#### Information shown ####

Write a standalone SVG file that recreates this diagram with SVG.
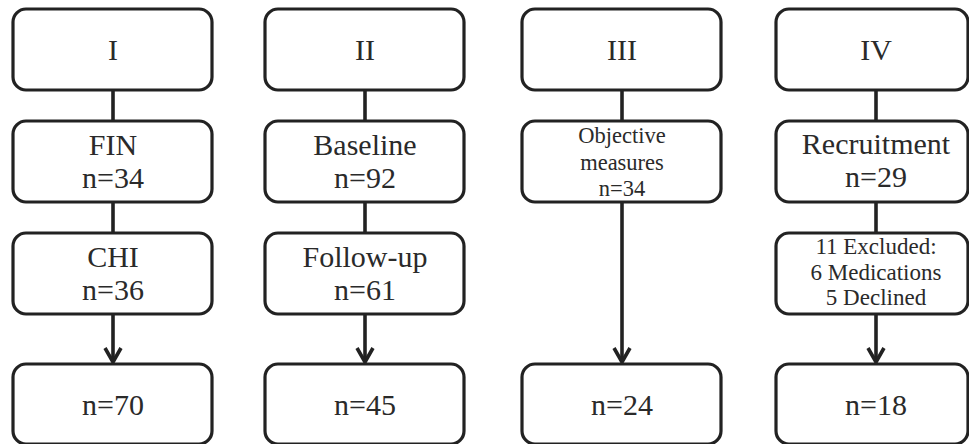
<svg xmlns="http://www.w3.org/2000/svg" width="969" height="444" viewBox="0 0 969 444">
<style>
.box{fill:#fff;stroke:#222;stroke-width:3.2}
.t{font-family:"Liberation Serif","Times New Roman",serif;font-size:30px;fill:#2a2a2a;text-anchor:middle}
.s{font-size:22.5px}
.m{font-size:23px}
.c line{stroke:#222;stroke-width:3.6}
.c path{fill:none;stroke:#222;stroke-width:3.6;stroke-linejoin:miter}
</style>
<rect width="969" height="444" fill="#fff"/>
<g class="c" id="connectors">
<line x1="113" y1="90" x2="113" y2="121"/>
<line x1="113" y1="202" x2="113" y2="233"/>
<line x1="113" y1="314" x2="113" y2="362"/>
<path d="M105 348 L113 362 L121 348"/>
<line x1="365" y1="90" x2="365" y2="121"/>
<line x1="365" y1="202" x2="365" y2="233"/>
<line x1="365" y1="314" x2="365" y2="362"/>
<path d="M357 348 L365 362 L373 348"/>
<line x1="622" y1="90" x2="622" y2="121"/>
<line x1="622" y1="202" x2="622" y2="362"/>
<path d="M614 348 L622 362 L630 348"/>
<line x1="876" y1="90" x2="876" y2="121"/>
<line x1="876" y1="202" x2="876" y2="233"/>
<line x1="876" y1="314" x2="876" y2="362"/>
<path d="M868 348 L876 362 L884 348"/>
</g>
<g id="n-I"><rect class="box" x="13" y="9" width="199" height="81" rx="13"/><text class="t" x="113" y="60">I</text></g>
<g id="n-FIN"><rect class="box" x="13" y="121" width="199" height="81" rx="13"/><text class="t" x="113" y="155">FIN</text><text class="t" x="113" y="188">n=34</text></g>
<g id="n-CHI"><rect class="box" x="13" y="233" width="199" height="81" rx="13"/><text class="t" x="113" y="267">CHI</text><text class="t" x="113" y="300">n=36</text></g>
<g id="n-70"><rect class="box" x="13" y="364" width="199" height="80" rx="13"/><text class="t" x="113" y="415">n=70</text></g>

<g id="n-II"><rect class="box" x="265" y="9" width="199" height="81" rx="13"/><text class="t" x="365" y="60">II</text></g>
<g id="n-baseline"><rect class="box" x="265" y="121" width="199" height="81" rx="13"/><text class="t" x="365" y="155">Baseline</text><text class="t" x="365" y="188">n=92</text></g>
<g id="n-followup"><rect class="box" x="265" y="233" width="199" height="81" rx="13"/><text class="t" x="365" y="267">Follow-up</text><text class="t" x="365" y="300">n=61</text></g>
<g id="n-45"><rect class="box" x="265" y="364" width="199" height="80" rx="13"/><text class="t" x="365" y="415">n=45</text></g>

<g id="n-III"><rect class="box" x="522" y="9" width="199" height="81" rx="13"/><text class="t" x="622" y="60">III</text></g>
<g id="n-objective"><rect class="box" x="522" y="121" width="199" height="81" rx="13"/><text class="t s" x="622" y="143">Objective</text><text class="t s" x="622" y="170">measures</text><text class="t s" x="622" y="196">n=34</text></g>
<g id="n-24"><rect class="box" x="522" y="364" width="199" height="80" rx="13"/><text class="t" x="622" y="415">n=24</text></g>

<g id="n-IV"><rect class="box" x="776" y="9" width="192" height="81" rx="13"/><text class="t" x="876" y="60">IV</text></g>
<g id="n-recruitment"><rect class="box" x="776" y="121" width="192" height="81" rx="13"/><text class="t" x="876" y="154">Recruitment</text><text class="t" x="876" y="187">n=29</text></g>
<g id="n-excluded"><rect class="box" x="776" y="233" width="192" height="81" rx="13"/><text class="t m" x="876" y="254">11 Excluded:</text><text class="t m" x="876" y="280">6 Medications</text><text class="t m" x="876" y="305">5 Declined</text></g>
<g id="n-18"><rect class="box" x="776" y="364" width="192" height="80" rx="13"/><text class="t" x="876" y="415">n=18</text></g>
</svg>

####

> Written task
Reproduce the material word for word. Any pictures should be left out of the copy.

> Result of the exercise
Write a standalone SVG file that recreates this diagram with SVG.
<svg xmlns="http://www.w3.org/2000/svg" width="969" height="444" viewBox="0 0 969 444">
<style>
.box{fill:#fff;stroke:#222;stroke-width:3.2}
.t{font-family:"Liberation Serif","Times New Roman",serif;font-size:30px;fill:#2a2a2a;text-anchor:middle}
.s{font-size:22.5px}
.m{font-size:23px}
.c line{stroke:#222;stroke-width:3.6}
.c path{fill:none;stroke:#222;stroke-width:3.6;stroke-linejoin:miter}
</style>
<rect width="969" height="444" fill="#fff"/>
<g class="c" id="connectors">
<line x1="113" y1="90" x2="113" y2="121"/>
<line x1="113" y1="202" x2="113" y2="233"/>
<line x1="113" y1="314" x2="113" y2="362"/>
<path d="M105 348 L113 362 L121 348"/>
<line x1="365" y1="90" x2="365" y2="121"/>
<line x1="365" y1="202" x2="365" y2="233"/>
<line x1="365" y1="314" x2="365" y2="362"/>
<path d="M357 348 L365 362 L373 348"/>
<line x1="622" y1="90" x2="622" y2="121"/>
<line x1="622" y1="202" x2="622" y2="362"/>
<path d="M614 348 L622 362 L630 348"/>
<line x1="876" y1="90" x2="876" y2="121"/>
<line x1="876" y1="202" x2="876" y2="233"/>
<line x1="876" y1="314" x2="876" y2="362"/>
<path d="M868 348 L876 362 L884 348"/>
</g>
<g id="n-I"><rect class="box" x="13" y="9" width="199" height="81" rx="13"/><text class="t" x="113" y="60">I</text></g>
<g id="n-FIN"><rect class="box" x="13" y="121" width="199" height="81" rx="13"/><text class="t" x="113" y="155">FIN</text><text class="t" x="113" y="188">n=34</text></g>
<g id="n-CHI"><rect class="box" x="13" y="233" width="199" height="81" rx="13"/><text class="t" x="113" y="267">CHI</text><text class="t" x="113" y="300">n=36</text></g>
<g id="n-70"><rect class="box" x="13" y="364" width="199" height="80" rx="13"/><text class="t" x="113" y="415">n=70</text></g>

<g id="n-II"><rect class="box" x="265" y="9" width="199" height="81" rx="13"/><text class="t" x="365" y="60">II</text></g>
<g id="n-baseline"><rect class="box" x="265" y="121" width="199" height="81" rx="13"/><text class="t" x="365" y="155">Baseline</text><text class="t" x="365" y="188">n=92</text></g>
<g id="n-followup"><rect class="box" x="265" y="233" width="199" height="81" rx="13"/><text class="t" x="365" y="267">Follow-up</text><text class="t" x="365" y="300">n=61</text></g>
<g id="n-45"><rect class="box" x="265" y="364" width="199" height="80" rx="13"/><text class="t" x="365" y="415">n=45</text></g>

<g id="n-III"><rect class="box" x="522" y="9" width="199" height="81" rx="13"/><text class="t" x="622" y="60">III</text></g>
<g id="n-objective"><rect class="box" x="522" y="121" width="199" height="81" rx="13"/><text class="t s" x="622" y="143">Objective</text><text class="t s" x="622" y="170">measures</text><text class="t s" x="622" y="196">n=34</text></g>
<g id="n-24"><rect class="box" x="522" y="364" width="199" height="80" rx="13"/><text class="t" x="622" y="415">n=24</text></g>

<g id="n-IV"><rect class="box" x="776" y="9" width="192" height="81" rx="13"/><text class="t" x="876" y="60">IV</text></g>
<g id="n-recruitment"><rect class="box" x="776" y="121" width="192" height="81" rx="13"/><text class="t" x="876" y="154">Recruitment</text><text class="t" x="876" y="187">n=29</text></g>
<g id="n-excluded"><rect class="box" x="776" y="233" width="192" height="81" rx="13"/><text class="t m" x="876" y="254">11 Excluded:</text><text class="t m" x="876" y="280">6 Medications</text><text class="t m" x="876" y="305">5 Declined</text></g>
<g id="n-18"><rect class="box" x="776" y="364" width="192" height="80" rx="13"/><text class="t" x="876" y="415">n=18</text></g>
</svg>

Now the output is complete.